Although when you hear patent you might think “invention,” the kind of patent that Bartholdi help for it is called a design patent, and in the words of the United States Patent and Trademark Office serves to allow the owner to “exclude others from making, using, or selling the design.” (Another iconic New York image, the I Heart New York logo, is trademarked, not patented.)

The patent, which expired after 14 years, includes a beautiful and poetic description of Bartholdi’s then-unfinished design, Campbell-Dollaghan writes. That description captures much of what the statue would come to symbolize in American myth:    

...A statue representing Liberty enlightening the world, the same consisting, essentially, of the draped female figure, with one arm upraised, bearing a torch, while the other holds an inscribed tablet, and having upon the head a diadem.

Besides the poetry, the patent contained a “slew of possible ways to reproduce Liberty,” Campbell-Dollaghan writes. It covered replicating the design as a statue or statuette, in relief, in pictures and even in a variety of materials: “metal, stone, terracotta, plaster-of-paris, or other plastic composition.” (No, not that kind of plastic.)  This might have been because tiny replicas of the statue were used as Kickstarter-type rewards for potential backers, she writes.

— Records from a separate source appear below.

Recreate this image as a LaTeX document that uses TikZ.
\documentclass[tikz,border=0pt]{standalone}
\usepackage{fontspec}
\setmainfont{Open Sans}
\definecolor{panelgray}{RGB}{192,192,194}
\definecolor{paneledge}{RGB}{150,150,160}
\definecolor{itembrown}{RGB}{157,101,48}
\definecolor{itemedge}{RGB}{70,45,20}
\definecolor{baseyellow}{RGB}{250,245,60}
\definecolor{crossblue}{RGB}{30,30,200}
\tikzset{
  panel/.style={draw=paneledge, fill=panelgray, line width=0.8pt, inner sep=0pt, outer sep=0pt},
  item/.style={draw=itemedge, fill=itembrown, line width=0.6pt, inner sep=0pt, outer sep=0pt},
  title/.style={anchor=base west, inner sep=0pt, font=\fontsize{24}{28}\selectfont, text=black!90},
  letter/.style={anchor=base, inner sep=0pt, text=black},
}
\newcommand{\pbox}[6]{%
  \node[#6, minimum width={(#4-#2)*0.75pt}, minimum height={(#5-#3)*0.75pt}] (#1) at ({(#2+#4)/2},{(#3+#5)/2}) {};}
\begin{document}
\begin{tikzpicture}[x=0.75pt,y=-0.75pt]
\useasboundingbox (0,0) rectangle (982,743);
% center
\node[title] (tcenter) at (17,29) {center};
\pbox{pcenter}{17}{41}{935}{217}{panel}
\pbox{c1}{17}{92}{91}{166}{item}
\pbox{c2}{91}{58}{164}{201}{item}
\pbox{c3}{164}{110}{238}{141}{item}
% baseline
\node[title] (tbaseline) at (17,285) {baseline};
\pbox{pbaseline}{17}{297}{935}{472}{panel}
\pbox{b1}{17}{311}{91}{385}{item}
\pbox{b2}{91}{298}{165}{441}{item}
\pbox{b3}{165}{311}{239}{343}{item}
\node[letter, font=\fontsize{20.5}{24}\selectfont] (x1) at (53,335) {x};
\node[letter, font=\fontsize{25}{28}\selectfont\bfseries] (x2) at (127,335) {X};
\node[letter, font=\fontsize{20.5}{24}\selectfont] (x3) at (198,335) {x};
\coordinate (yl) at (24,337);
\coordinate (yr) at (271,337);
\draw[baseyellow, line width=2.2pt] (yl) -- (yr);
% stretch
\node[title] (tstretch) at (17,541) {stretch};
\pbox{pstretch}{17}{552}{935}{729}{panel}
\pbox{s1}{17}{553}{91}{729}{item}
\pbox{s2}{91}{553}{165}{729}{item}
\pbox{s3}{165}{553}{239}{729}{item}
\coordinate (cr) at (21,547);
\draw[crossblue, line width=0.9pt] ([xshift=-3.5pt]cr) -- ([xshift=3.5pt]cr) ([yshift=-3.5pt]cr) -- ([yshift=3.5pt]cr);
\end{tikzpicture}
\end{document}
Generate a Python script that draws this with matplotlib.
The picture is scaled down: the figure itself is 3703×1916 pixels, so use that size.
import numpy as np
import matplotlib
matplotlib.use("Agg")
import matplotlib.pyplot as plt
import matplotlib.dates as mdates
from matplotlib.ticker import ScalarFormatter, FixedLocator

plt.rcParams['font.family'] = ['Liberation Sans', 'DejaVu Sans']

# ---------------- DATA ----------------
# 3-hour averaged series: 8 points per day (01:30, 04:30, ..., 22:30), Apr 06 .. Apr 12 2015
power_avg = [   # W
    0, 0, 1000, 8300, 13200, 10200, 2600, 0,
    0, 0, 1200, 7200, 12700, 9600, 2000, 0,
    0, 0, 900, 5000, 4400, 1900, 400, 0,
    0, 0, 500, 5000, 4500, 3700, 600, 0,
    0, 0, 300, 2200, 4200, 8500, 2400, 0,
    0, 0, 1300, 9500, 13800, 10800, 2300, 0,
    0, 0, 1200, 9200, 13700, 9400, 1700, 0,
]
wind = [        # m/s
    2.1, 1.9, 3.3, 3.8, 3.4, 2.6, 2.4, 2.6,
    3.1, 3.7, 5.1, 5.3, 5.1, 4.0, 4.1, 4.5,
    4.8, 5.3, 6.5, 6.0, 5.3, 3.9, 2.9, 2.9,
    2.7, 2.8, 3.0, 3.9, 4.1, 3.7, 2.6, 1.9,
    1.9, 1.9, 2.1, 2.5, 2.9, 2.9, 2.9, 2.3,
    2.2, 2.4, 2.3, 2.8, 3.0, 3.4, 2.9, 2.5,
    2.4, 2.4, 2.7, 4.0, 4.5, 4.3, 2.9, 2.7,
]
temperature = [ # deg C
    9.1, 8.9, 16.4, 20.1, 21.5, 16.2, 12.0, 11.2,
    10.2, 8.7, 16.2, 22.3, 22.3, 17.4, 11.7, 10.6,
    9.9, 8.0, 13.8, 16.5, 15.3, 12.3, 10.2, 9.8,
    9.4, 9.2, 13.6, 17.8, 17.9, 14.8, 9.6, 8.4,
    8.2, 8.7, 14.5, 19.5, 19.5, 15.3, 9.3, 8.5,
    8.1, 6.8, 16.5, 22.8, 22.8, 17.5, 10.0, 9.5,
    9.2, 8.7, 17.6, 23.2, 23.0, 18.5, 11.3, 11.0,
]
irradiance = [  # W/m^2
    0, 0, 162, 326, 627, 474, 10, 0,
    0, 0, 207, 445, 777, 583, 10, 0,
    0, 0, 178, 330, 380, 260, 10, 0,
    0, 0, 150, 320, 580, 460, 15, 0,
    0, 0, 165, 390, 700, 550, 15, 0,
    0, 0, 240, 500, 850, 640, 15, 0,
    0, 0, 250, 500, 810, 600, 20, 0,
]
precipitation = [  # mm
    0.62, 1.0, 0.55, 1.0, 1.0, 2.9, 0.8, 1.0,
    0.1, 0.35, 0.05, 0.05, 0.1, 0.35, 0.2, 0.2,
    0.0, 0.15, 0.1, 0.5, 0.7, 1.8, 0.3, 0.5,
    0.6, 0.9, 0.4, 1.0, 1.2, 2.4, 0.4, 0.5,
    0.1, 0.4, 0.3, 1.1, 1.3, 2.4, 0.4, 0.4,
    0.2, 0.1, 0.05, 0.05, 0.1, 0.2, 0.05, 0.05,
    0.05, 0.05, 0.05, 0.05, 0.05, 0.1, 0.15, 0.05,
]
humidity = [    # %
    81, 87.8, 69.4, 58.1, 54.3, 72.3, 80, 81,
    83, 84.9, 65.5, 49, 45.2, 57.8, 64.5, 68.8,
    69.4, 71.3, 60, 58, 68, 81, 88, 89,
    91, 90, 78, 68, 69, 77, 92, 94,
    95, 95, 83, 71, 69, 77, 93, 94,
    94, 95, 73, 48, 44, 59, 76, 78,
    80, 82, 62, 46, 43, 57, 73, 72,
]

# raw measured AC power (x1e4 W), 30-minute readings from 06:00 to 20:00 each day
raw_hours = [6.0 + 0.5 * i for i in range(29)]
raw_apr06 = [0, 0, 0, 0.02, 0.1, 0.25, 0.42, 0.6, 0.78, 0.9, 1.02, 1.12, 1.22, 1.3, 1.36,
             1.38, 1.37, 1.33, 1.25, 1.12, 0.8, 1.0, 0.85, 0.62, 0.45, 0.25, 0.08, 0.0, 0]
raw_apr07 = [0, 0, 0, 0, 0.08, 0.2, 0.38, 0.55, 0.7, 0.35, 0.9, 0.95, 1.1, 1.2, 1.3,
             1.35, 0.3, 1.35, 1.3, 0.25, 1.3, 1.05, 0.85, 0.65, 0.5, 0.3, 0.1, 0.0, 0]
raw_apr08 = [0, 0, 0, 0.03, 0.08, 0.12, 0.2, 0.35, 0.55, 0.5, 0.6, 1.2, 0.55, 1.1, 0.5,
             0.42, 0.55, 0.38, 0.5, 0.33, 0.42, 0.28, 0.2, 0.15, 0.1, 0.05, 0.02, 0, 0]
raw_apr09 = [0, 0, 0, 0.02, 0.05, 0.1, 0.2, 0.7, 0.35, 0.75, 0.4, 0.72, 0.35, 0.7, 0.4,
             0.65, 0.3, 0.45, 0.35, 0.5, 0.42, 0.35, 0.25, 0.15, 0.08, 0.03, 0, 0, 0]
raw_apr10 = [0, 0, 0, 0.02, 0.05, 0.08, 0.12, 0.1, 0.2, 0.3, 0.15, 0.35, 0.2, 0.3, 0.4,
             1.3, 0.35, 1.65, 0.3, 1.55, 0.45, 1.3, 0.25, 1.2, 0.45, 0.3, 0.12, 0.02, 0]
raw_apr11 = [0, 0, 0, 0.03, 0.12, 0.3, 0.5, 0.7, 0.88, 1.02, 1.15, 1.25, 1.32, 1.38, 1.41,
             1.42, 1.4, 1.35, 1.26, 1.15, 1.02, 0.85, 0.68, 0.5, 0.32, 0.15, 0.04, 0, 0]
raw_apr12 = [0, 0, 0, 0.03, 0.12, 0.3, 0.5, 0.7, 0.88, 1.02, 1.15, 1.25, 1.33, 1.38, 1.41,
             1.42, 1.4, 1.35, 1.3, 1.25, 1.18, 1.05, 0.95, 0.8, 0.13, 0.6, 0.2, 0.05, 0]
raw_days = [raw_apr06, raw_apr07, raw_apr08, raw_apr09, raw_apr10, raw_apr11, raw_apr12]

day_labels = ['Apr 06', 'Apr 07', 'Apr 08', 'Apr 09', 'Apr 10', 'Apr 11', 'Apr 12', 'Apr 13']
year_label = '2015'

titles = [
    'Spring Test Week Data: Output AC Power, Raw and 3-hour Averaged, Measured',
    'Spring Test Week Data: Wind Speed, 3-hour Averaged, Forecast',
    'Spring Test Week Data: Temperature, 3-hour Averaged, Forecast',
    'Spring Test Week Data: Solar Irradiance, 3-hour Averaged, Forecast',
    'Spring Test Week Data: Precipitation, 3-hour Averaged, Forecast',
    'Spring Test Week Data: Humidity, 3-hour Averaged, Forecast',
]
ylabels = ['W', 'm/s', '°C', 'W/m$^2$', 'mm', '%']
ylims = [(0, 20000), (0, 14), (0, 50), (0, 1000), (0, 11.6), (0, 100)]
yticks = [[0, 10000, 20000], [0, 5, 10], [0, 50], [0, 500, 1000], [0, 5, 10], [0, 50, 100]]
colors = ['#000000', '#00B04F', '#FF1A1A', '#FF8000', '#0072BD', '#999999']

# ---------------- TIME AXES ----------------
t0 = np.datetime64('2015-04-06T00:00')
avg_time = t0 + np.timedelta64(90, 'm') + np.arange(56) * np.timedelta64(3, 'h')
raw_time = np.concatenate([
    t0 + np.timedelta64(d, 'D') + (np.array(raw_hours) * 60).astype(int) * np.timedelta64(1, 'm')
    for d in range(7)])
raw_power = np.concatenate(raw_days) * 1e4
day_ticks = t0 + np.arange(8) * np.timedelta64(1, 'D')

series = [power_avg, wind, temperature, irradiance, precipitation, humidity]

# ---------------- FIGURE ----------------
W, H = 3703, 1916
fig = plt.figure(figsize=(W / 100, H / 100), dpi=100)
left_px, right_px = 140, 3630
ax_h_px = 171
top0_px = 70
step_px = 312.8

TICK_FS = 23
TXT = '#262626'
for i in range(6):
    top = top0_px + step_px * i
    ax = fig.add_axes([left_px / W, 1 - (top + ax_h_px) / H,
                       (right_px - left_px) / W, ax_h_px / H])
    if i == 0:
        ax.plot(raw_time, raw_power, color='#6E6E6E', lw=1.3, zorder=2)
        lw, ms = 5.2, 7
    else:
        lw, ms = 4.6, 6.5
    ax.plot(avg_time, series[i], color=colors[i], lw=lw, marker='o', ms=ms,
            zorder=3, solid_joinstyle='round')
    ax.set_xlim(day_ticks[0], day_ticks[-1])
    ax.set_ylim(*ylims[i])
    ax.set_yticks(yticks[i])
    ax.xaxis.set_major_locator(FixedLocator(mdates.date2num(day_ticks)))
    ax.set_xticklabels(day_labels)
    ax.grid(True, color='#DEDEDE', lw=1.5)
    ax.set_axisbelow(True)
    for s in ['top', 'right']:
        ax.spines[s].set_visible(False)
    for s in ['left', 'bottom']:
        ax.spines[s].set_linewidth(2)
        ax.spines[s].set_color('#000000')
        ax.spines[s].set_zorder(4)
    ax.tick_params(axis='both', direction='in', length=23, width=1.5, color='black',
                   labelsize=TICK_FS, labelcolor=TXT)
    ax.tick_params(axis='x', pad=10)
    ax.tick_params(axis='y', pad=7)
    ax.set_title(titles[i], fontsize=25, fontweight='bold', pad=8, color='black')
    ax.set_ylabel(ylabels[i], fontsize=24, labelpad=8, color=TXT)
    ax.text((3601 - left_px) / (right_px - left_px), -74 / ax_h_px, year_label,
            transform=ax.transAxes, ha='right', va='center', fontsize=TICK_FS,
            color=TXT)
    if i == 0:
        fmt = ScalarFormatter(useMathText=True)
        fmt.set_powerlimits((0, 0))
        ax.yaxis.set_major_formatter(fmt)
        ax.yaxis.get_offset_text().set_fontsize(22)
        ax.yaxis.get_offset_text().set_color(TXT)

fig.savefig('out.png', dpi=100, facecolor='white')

As the original patent records show, that section of the patent went through a few redraftings with the patent office. His handwritten patent application shows that “right hand” was crossed out in favor of “left hand,” although that could have been a copyist's error.

About seven years after Bartholdi received the patent for his invention, he ascended the Statue of Liberty and a crowd of one million New Yorkers watched and cheered as he released the French flag which had covered her face during construction.